Telle est la réflexion que nous désirions faire ; le désir de contribuer au bien de notre pays nous a poussés à dire des vérités amères ; si nos maigres forces, si les difficultés que nous avons rencontrées dans notre marche, si les circonstances, enfin, ont empêché des résultats correspondants à nos espérances, que la satisfaction que nous inspire notre objet, nous serve au moins de consolation et de récompense. Ne nous sera-t-il pas permis non plus de dire à la face de nos lecteurs : telle a été notre intention ? Quel danger peut-il y résulter pour personne de ce que nous disions à haute voix que nous désirons le bien, et que pour cela nous critiquons le mal ?
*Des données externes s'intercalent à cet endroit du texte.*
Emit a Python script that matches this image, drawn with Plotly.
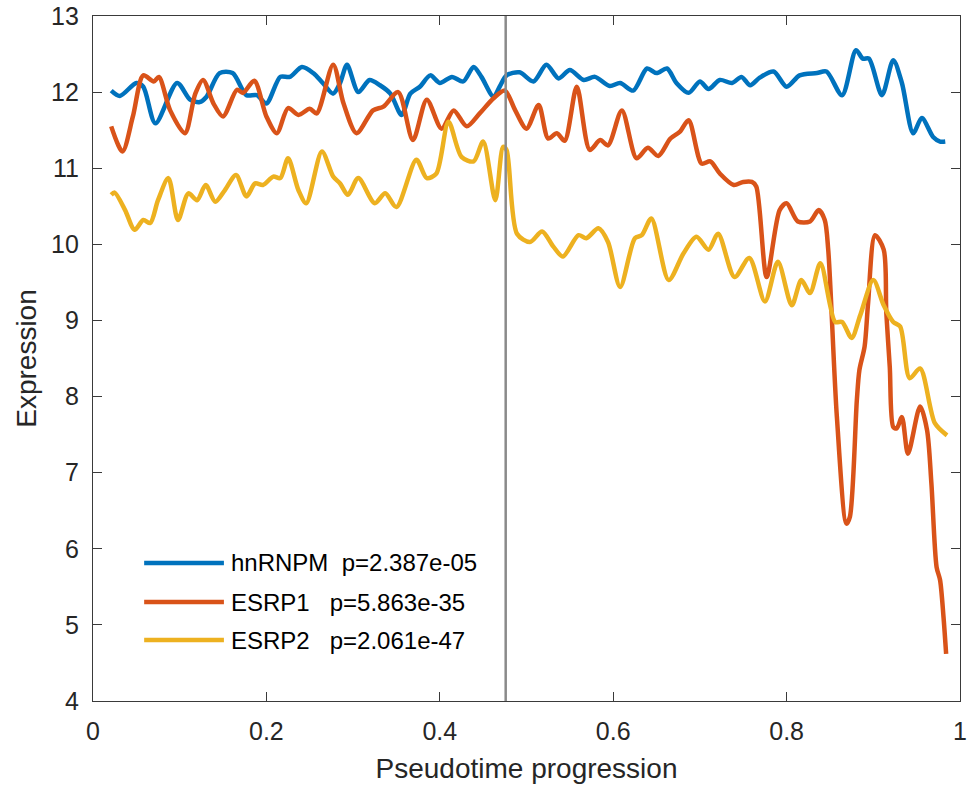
import plotly.graph_objects as go

# ---------------- data ----------------
hn_x = [0.021, 0.031, 0.050, 0.058, 0.072, 0.097, 0.112, 0.123, 0.131, 0.146, 0.161, 0.177, 0.189, 0.200,
        0.216, 0.227, 0.241, 0.254, 0.265, 0.277, 0.285, 0.293, 0.306, 0.319, 0.331, 0.343, 0.356, 0.366,
        0.377, 0.389, 0.400, 0.414, 0.427, 0.439, 0.448, 0.462, 0.469, 0.477, 0.492, 0.508, 0.523, 0.537,
        0.550, 0.566, 0.579, 0.596, 0.608, 0.623, 0.639, 0.650, 0.662, 0.673, 0.687, 0.700, 0.710, 0.723,
        0.737, 0.748, 0.758, 0.769, 0.785, 0.800, 0.815, 0.835, 0.846, 0.864, 0.880, 0.888, 0.895, 0.910,
        0.923, 0.933, 0.946, 0.956, 0.969, 0.977, 0.983]
hn_y = [12.02, 11.95, 12.12, 12.07, 11.59, 12.12, 11.90, 11.87, 11.94, 12.25, 12.25, 11.96, 11.96, 11.85,
        12.20, 12.20, 12.33, 12.25, 12.12, 11.98, 12.12, 12.36, 12.00, 12.16, 12.09, 11.98, 11.70, 11.98,
        12.07, 12.22, 12.12, 12.20, 12.14, 12.33, 12.20, 11.94, 12.07, 12.22, 12.26, 12.14, 12.36, 12.18,
        12.29, 12.16, 12.20, 12.08, 12.12, 12.02, 12.31, 12.25, 12.31, 12.12, 11.99, 12.14, 12.04, 12.16,
        12.12, 12.20, 12.09, 12.19, 12.27, 12.07, 12.22, 12.25, 12.27, 11.96, 12.55, 12.44, 12.44, 11.96,
        12.42, 12.12, 11.46, 11.66, 11.41, 11.35, 11.35]

e1_x = [0.021, 0.034, 0.046, 0.058, 0.070, 0.076, 0.089, 0.106, 0.118, 0.127, 0.139, 0.150, 0.166, 0.173,
        0.186, 0.200, 0.212, 0.225, 0.237, 0.250, 0.258, 0.277, 0.289, 0.304, 0.323, 0.335, 0.352, 0.369,
        0.385, 0.402, 0.416, 0.431, 0.446, 0.462, 0.475, 0.487, 0.500, 0.514, 0.525, 0.535, 0.544, 0.558,
        0.573, 0.585, 0.594, 0.610, 0.627, 0.640, 0.652, 0.666, 0.677, 0.687, 0.702, 0.712, 0.723, 0.739,
        0.750, 0.760, 0.765, 0.777, 0.792, 0.800, 0.813, 0.827, 0.837, 0.844, 0.848, 0.858, 0.869, 0.873,
        0.881, 0.884, 0.890, 0.894, 0.902, 0.912, 0.915, 0.919, 0.923, 0.927, 0.933, 0.940, 0.954, 0.962,
        0.967, 0.973, 0.977, 0.981, 0.984]
e1_y = [11.55, 11.22, 11.68, 12.22, 12.14, 12.20, 11.76, 11.46, 11.98, 12.16, 11.85, 11.68, 12.03, 11.99,
        12.15, 11.68, 11.46, 11.79, 11.70, 11.78, 11.72, 12.36, 11.85, 11.46, 11.76, 11.81, 12.00, 11.37,
        11.90, 11.52, 11.76, 11.55, 11.72, 11.92, 12.02, 11.76, 11.52, 11.83, 11.39, 11.46, 11.36, 12.07,
        11.24, 11.37, 11.30, 11.76, 11.13, 11.27, 11.16, 11.39, 11.48, 11.63, 11.06, 11.09, 10.93, 10.78,
        10.82, 10.82, 10.76, 9.57, 10.45, 10.54, 10.30, 10.30, 10.45, 10.32, 9.93, 7.73, 6.33, 6.42,
        7.95, 8.35, 8.66, 9.23, 10.12, 9.93, 9.10, 8.39, 7.60, 7.58, 7.73, 7.25, 7.87, 7.56,
        6.86, 5.76, 5.59, 5.10, 4.62]

e2_x = [0.021, 0.025, 0.037, 0.048, 0.058, 0.066, 0.075, 0.087, 0.098, 0.110, 0.120, 0.130, 0.141, 0.152,
        0.165, 0.177, 0.187, 0.196, 0.208, 0.216, 0.225, 0.237, 0.246, 0.264, 0.277, 0.285, 0.294, 0.306,
        0.325, 0.337, 0.350, 0.373, 0.385, 0.396, 0.410, 0.425, 0.439, 0.450, 0.464, 0.473, 0.477, 0.489,
        0.504, 0.518, 0.531, 0.542, 0.560, 0.569, 0.583, 0.594, 0.608, 0.625, 0.633, 0.644, 0.664, 0.681,
        0.696, 0.710, 0.721, 0.740, 0.757, 0.775, 0.790, 0.806, 0.817, 0.827, 0.839, 0.856, 0.864, 0.875,
        0.885, 0.900, 0.912, 0.923, 0.931, 0.942, 0.954, 0.971, 0.985]
e2_y = [10.65, 10.68, 10.45, 10.19, 10.32, 10.28, 10.58, 10.87, 10.32, 10.67, 10.58, 10.78, 10.56, 10.71,
        10.91, 10.63, 10.80, 10.78, 10.89, 10.87, 11.13, 10.71, 10.54, 11.22, 10.89, 10.80, 10.65, 10.87,
        10.54, 10.67, 10.49, 11.11, 10.87, 10.93, 11.61, 11.15, 11.09, 11.35, 10.58, 11.28, 11.24, 10.14,
        10.03, 10.17, 9.97, 9.84, 10.12, 10.08, 10.21, 10.03, 9.44, 10.08, 10.12, 10.34, 9.53, 9.88,
        10.10, 9.93, 10.14, 9.57, 9.82, 9.25, 9.77, 9.20, 9.53, 9.36, 9.75, 8.98, 8.98, 8.77,
        9.07, 9.53, 9.20, 8.98, 8.92, 8.24, 8.37, 7.65, 7.49]

series_names = ["hnRNPM", "ESRP1", "ESRP2"]
p_values = ["2.387e-05", "5.863e-35", "2.061e-47"]
name_gaps = [2, 3, 3]
colors = ["#0072BD", "#D95319", "#EDB120"]
split_x = 0.476

x_ticks = [0, 0.2, 0.4, 0.6, 0.8, 1]
x_tick_text = ["0", "0.2", "0.4", "0.6", "0.8", "1"]
y_ticks = [4, 5, 6, 7, 8, 9, 10, 11, 12, 13]

FONT = "Liberation Sans, Arial, Helvetica, sans-serif"

fig = go.Figure()
for name, xs, ys, c in zip(series_names, [hn_x, e1_x, e2_x], [hn_y, e1_y, e2_y], colors):
    fig.add_trace(go.Scatter(x=xs, y=ys, mode="lines", name=name,
                             line=dict(color=c, width=4.5, shape="spline", smoothing=0.8),
                             showlegend=False))

fig.add_vline(x=split_x, line_color="#8a8a8a", line_width=2.5, layer="above")

# custom legend (MATLAB style, long line samples)
leg_y = [0.2015, 0.1445, 0.089]
for name, pv, gap, c, ly in zip(series_names, p_values, name_gaps, colors, leg_y):
    fig.add_shape(type="line", xref="paper", yref="paper", x0=0.059, x1=0.151, y0=ly, y1=ly,
                  line=dict(color=c, width=4.5))
    fig.add_annotation(xref="paper", yref="paper", x=0.157, y=ly, xanchor="left", yanchor="middle",
                       text=name + "\u00a0" * gap + "p=" + pv, showarrow=False,
                       font=dict(family=FONT, size=24, color="#000000"))

axis_common = dict(showline=True, linecolor="#3a3a3a", linewidth=1.2, mirror="ticks",
                   ticks="inside", ticklen=9, tickwidth=1.2, tickcolor="#3a3a3a",
                   showgrid=False, zeroline=False,
                   tickfont=dict(family=FONT, size=25, color="#262626"))

fig.update_xaxes(range=[0, 1], tickvals=x_ticks, ticktext=x_tick_text, ticklabelstandoff=8,
                 title=dict(text="Pseudotime progression", standoff=14,
                            font=dict(family=FONT, size=28, color="#262626")),
                 **axis_common)
fig.update_yaxes(range=[4, 13], tickvals=y_ticks, ticklabelstandoff=8,
                 title=dict(text="Expression", standoff=6,
                            font=dict(family=FONT, size=28, color="#262626")),
                 **axis_common)

fig.update_layout(width=971, height=786, margin=dict(l=93, r=11, t=16, b=85, autoexpand=False),
                  plot_bgcolor="white", paper_bgcolor="white", font=dict(family=FONT))

fig.write_html("out.html")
Après cet exorde, dans lequel nous avons donné la clef de notre causeur, après avoir assez clairement manifesté que 20 des numéros entiers ont été consacrés à des objets de peu d’importance, ce n’a pas été parce que telle fût notre intention, mais à cause de la nature des choses qui nous entourent, terminons notre collection comme nous le pourrons ; et s’il y a lecteur qui ne paraisse pas très-satisfait de nos divagations, ou de la futilité peut-être des matières que nous traitons, nous le prions de recommencer à lire l’exorde qui précède, de ne pas incriminer celui qui volontiers continuerait encore à le distraire selon son gré, et de se souvenir que le désir seul de tenir la parole que nous avons donnée au public de lui remplir quatorze numéros, nous met aujourd’hui de nouveau la plume à la main.